* [REQUIREMENT]
Exactly as written, write out the lines below from the first to the one containing "y_ticks = [0, 1, 2, 3, 4, 5, 6, 7]", inclusive. Pictures do not belong in the copy.

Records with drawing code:
************
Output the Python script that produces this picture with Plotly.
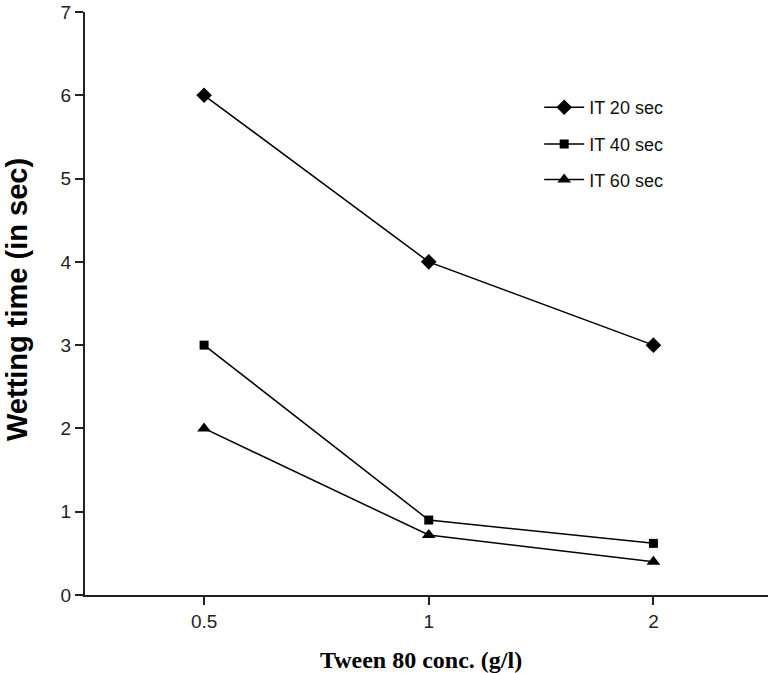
import plotly.graph_objects as go

categories = ["0.5", "1", "2"]
it20 = [6, 4, 3]
it40 = [3, 0.9, 0.62]
it60 = [2, 0.72, 0.4]
series_names = ["IT 20 sec", "IT 40 sec", "IT 60 sec"]
y_ticks = [0, 1, 2, 3, 4, 5, 6, 7]

fig = go.Figure()
specs = [
    (it20, series_names[0], "diamond", 12, "legend", 0.836),
    (it40, series_names[1], "square", 9, "legend2", 0.773),
    (it60, series_names[2], "triangle-up", 12, "legend3", 0.712),
]
for vals, name, sym, size, lg, _ in specs:
    fig.add_trace(go.Scatter(
        x=categories, y=vals, name=name, mode="lines+markers",
        line=dict(color="black", width=1.5),
        marker=dict(symbol=sym, size=size, color="black"),
        legend=lg,
    ))

legend_common = dict(
    x=0.665, xanchor="left", yanchor="middle",
    bgcolor="rgba(0,0,0,0)", borderwidth=0,
    font=dict(family="Arial, Liberation Sans, sans-serif", size=18, color="#111"),
    itemwidth=40, tracegroupgap=0,
)
layout_legends = {}
for _, _, _, _, lg, ypos in specs:
    layout_legends[lg] = dict(legend_common, y=ypos)

fig.update_layout(
    width=770, height=673,
    margin=dict(l=85, r=2, t=12, b=78),
    paper_bgcolor="white", plot_bgcolor="white",
    showlegend=True,
    **layout_legends,
    xaxis=dict(
        type="category", range=[-0.53, 2.51],
        showgrid=False, zeroline=False,
        showline=True, linecolor="#222", linewidth=2,
        ticks="outside", ticklen=8, tickwidth=1.5, tickcolor="#222",
        tickfont=dict(family="Arial, Liberation Sans, sans-serif", size=19, color="#222"),
    ),
    yaxis=dict(
        range=[0, 7], tickvals=y_ticks,
        showgrid=False, zeroline=False,
        showline=True, linecolor="#222", linewidth=2,
        ticks="outside", ticklen=8, tickwidth=1.5, tickcolor="#222",
        tickfont=dict(family="Arial, Liberation Sans, sans-serif", size=19, color="#222"),
    ),
    annotations=[
        dict(text="<b>Tween 80 conc. (g/l)</b>", xref="paper", yref="paper",
             x=(421 - 85) / 683, y=-0.111, xanchor="center", yanchor="middle",
             showarrow=False,
             font=dict(family="Times New Roman, Liberation Serif, serif", size=24, color="black")),
        dict(text="<b>Wetting time (in sec)</b>", xref="paper", yref="paper",
             x=(17 - 85) / 683, y=(595 - 300) / 583, xanchor="center", yanchor="middle",
             textangle=-90, showarrow=False,
             font=dict(family="Arial, Liberation Sans, sans-serif", size=29, color="black")),
    ],
)

fig.write_html("out.html", config={"displayModeBar": False},
               post_script="document.body.style.margin='0';")
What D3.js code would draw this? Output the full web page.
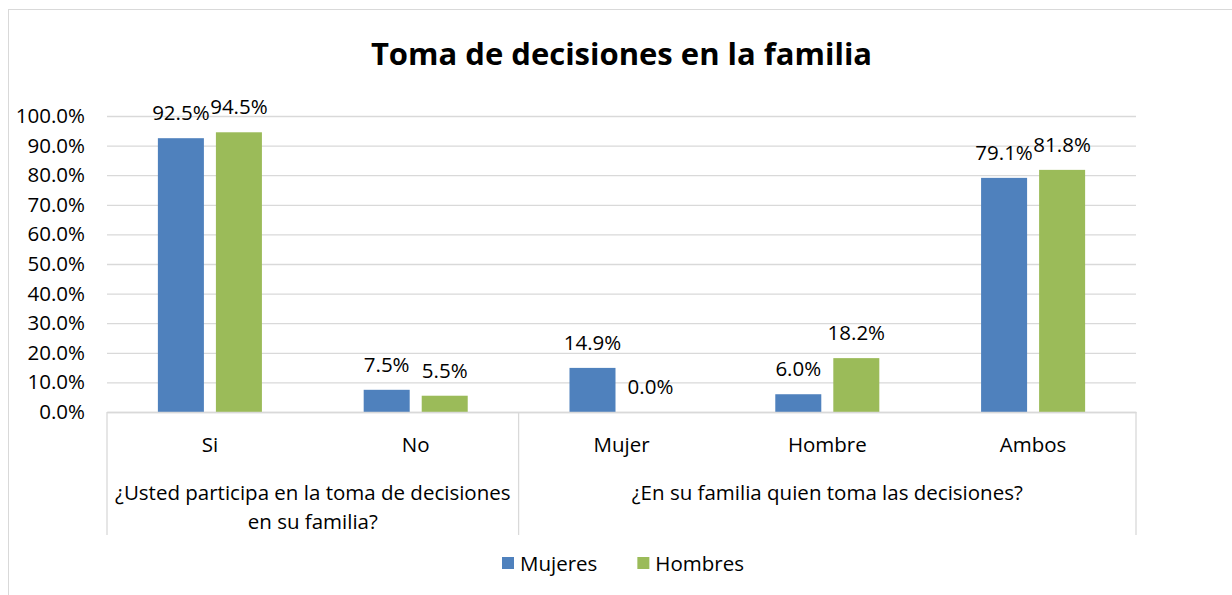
<!DOCTYPE html>
<html>
<head>
<meta charset="utf-8">
<script src="https://cdn.jsdelivr.net/npm/d3@7"></script>
<style>
  body { margin: 0; background: #fff; }
  text { font-family: "Open Sans", "Noto Sans", sans-serif; fill: #000; }
</style>
</head>
<body>
<svg id="chart" width="1232" height="595"></svg>
<script>
// data
const categories = ["Si", "No", "Mujer", "Hombre", "Ambos"];
const seriesNames = ["Mujeres", "Hombres"];
const mujeres = [92.5, 7.5, 14.9, 6.0, 79.1];
const hombres = [94.5, 5.5, 0.0, 18.2, 81.8];
const yTicks = [0, 10, 20, 30, 40, 50, 60, 70, 80, 90, 100];
const groupLabels = [
    ["¿Usted participa en la toma de decisiones", "en su familia?"],
    ["¿En su familia quien toma las decisiones?"]
];
const groupSpans = [2, 3];
const colors = ["#4F81BD", "#9BBB59"];

const svg = d3.select("#chart");
const W = 1232, H = 595;
const margin = { top: 116, right: 96, bottom: 183, left: 107 };
const width = W - margin.left - margin.right;
const height = H - margin.top - margin.bottom;
const fs = 20.5;

svg.append("rect").attr("width", W).attr("height", H).attr("fill", "#fff");
// outer chart border (only top/left visible)
svg.append("rect")
    .attr("x", 8.5).attr("y", 9.5)
    .attr("width", 1300).attr("height", 700)
    .attr("fill", "none").attr("stroke", "#d9d9d9");

svg.append("text")
    .attr("x", margin.left + width / 2)
    .attr("y", 65)
    .attr("text-anchor", "middle")
    .attr("font-size", 31)
    .attr("font-weight", "bold")
    .text("Toma de decisiones en la familia");

const chart = svg.append("g")
    .attr("transform", `translate(${margin.left}, ${margin.top})`);

const x = d3.scaleBand().domain(categories).range([0, width]).padding(0);
const x1 = d3.scaleBand().domain(seriesNames).range([0, x.bandwidth()])
    .paddingInner(0.207).paddingOuter(0.877);
const y = d3.scaleLinear().domain([0, 100]).range([height, 0]);

// gridlines + y labels
const yAxis = chart.append("g")
    .call(d3.axisLeft(y).tickValues(yTicks).tickSize(-width).tickPadding(22)
        .tickFormat(d => d.toFixed(1) + "%"));
yAxis.select(".domain").remove();
yAxis.selectAll(".tick line").attr("stroke", "#d9d9d9").attr("stroke-width", 1.3);
yAxis.selectAll(".tick text").attr("font-size", fs).attr("fill", "#000")
    .style("font-family", null);

// bars
const rows = categories.map((c, i) => ({ cat: c, vals: [mujeres[i], hombres[i]] }));
const grp = chart.append("g").selectAll("g")
    .data(rows)
    .join("g")
    .attr("transform", d => `translate(${x(d.cat)},0)`);

grp.selectAll("rect")
    .data(d => d.vals.map((v, j) => ({ key: seriesNames[j], v, j })))
    .join("rect")
    .attr("x", d => x1(d.key))
    .attr("y", d => y(d.v))
    .attr("width", x1.bandwidth())
    .attr("height", d => height - y(d.v))
    .attr("fill", d => colors[d.j]);

grp.selectAll("text.lbl")
    .data(d => d.vals.map((v, j) => ({ key: seriesNames[j], v, j })))
    .join("text")
    .attr("class", "lbl")
    .attr("x", d => x1(d.key) + x1.bandwidth() / 2)
    .attr("y", d => y(d.v) - 18)
    .attr("text-anchor", "middle")
    .attr("font-size", fs)
    .text(d => d.v.toFixed(1) + "%");

// x axis: baseline + category labels
const xAxis = chart.append("g")
    .attr("transform", `translate(0, ${height})`)
    .call(d3.axisBottom(x).tickSize(0).tickPadding(25));
xAxis.select(".domain").attr("stroke", "#d9d9d9").attr("stroke-width", 1.3);
xAxis.selectAll(".tick text").attr("font-size", fs).attr("fill", "#000")
    .style("font-family", null);

// group separators and labels
let start = 0;
const groups = groupSpans.map((s, i) => {
    const g = { x0: start, x1: start + s, lines: groupLabels[i] };
    start += s;
    return g;
});
const sepIdx = [0].concat(groups.map(g => g.x1));
chart.append("g").selectAll("line")
    .data(sepIdx)
    .join("line")
    .attr("x1", d => d * x.step())
    .attr("x2", d => d * x.step())
    .attr("y1", height)
    .attr("y2", height + 123)
    .attr("stroke", "#d9d9d9")
    .attr("stroke-width", 1.3);

chart.append("g").selectAll("text")
    .data(groups)
    .join("text")
    .attr("x", d => (d.x0 + d.x1) / 2 * x.step())
    .attr("y", height + 88)
    .attr("text-anchor", "middle")
    .attr("font-size", fs)
    .selectAll("tspan")
    .data(d => d.lines)
    .join("tspan")
    .attr("x", function () { return d3.select(this.parentNode).attr("x"); })
    .attr("dy", (d, i) => i === 0 ? 0 : 29)
    .text(d => d);

// legend
const legend = svg.append("g").attr("transform", "translate(502, 563)");
const items = legend.selectAll("g")
    .data(seriesNames)
    .join("g");
items.append("rect")
    .attr("y", -6).attr("width", 12).attr("height", 12)
    .attr("fill", (d, i) => colors[i]);
items.append("text")
    .attr("x", 18).attr("y", 7.5)
    .attr("font-size", fs)
    .text(d => d);
let lx = 0;
items.each(function () {
    d3.select(this).attr("transform", `translate(${lx},0)`);
    lx += 18 + this.querySelector("text").getComputedTextLength() + 40;
});
</script>
</body>
</html>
************
* [RESPONSE FOR THIS EXERCISE]
Output the Python script that produces this picture with Plotly.
import plotly.graph_objects as go

categories = ["0.5", "1", "2"]
it20 = [6, 4, 3]
it40 = [3, 0.9, 0.62]
it60 = [2, 0.72, 0.4]
series_names = ["IT 20 sec", "IT 40 sec", "IT 60 sec"]
y_ticks = [0, 1, 2, 3, 4, 5, 6, 7]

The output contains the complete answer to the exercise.